Distributed and Local Transactions

Local Transactions:

A local transaction is one where all the data accessed to process the transaction resides on a single database. It's called "local" because all the changes happen within a single boundary, that is, within a single system.

A local transaction has properties defined by the acronym ACID:

  • Atomicity: A transaction is a single, indivisible unit of work. All its updates are performed, or none of them are.

  • Consistency: A transaction brings the database from one consistent state to another.

  • Isolation: Each transaction is executed in isolation from other transactions. Intermediate states produced by a transaction are not visible to others. Simultaneously executed transactions aren't aware of each other.

  • Durability: Once a transaction is committed, its updates persist in the database, even in the event of a system failure.

Distributed Transactions:

On the other hand, a distributed transaction is one where the data accessed to process the transaction spans multiple databases, possibly on different machines or locations. This could be the case, for example, in a microservices architecture where different services have their own databases, but a business operation might span multiple services.

One of the challenges with distributed transactions is maintaining the ACID properties across multiple databases. For instance, if a transaction updates data on two different databases, but an error occurs after the first update is committed, rolling back that update is not trivial.

To handle this problem, distributed transactions often use a two-phase commit protocol:

  1. Prepare Phase: All the databases involved in the transaction are asked if they can commit the transaction. They check if the transaction doesn't violate any constraints and if they can make the changes permanent. If so, they respond affirmatively and wait for the final decision.

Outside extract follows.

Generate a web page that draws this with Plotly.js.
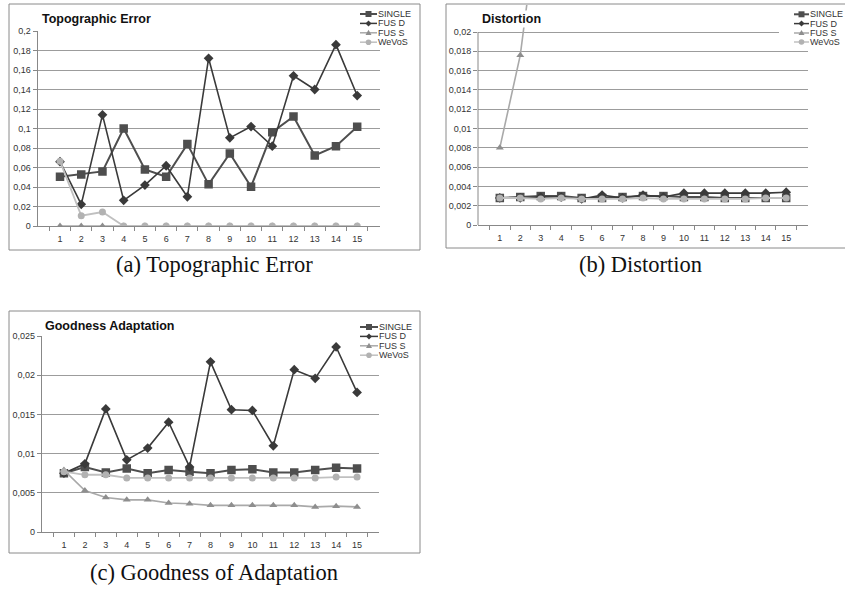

  2. Commit Phase: If all databases responded affirmatively in the prepare phase, then the transaction manager issues a 'global commit', which tells every participant to make their changes permanent. If any of the databases cannot commit the transaction, then a 'global abort' is issued, and all databases roll back any changes made during the transaction.

Distributed transactions are more complex than local ones, and have more potential points of failure. They also require more resources, as the databases involved need to maintain information about the transaction state and communicate with each other. For these reasons, they should be used judiciously, only when necessary. In some cases, it might be preferable to design a system in such a way that operations can be performed as local transactions within a single database, or to use eventual consistency models where applicable.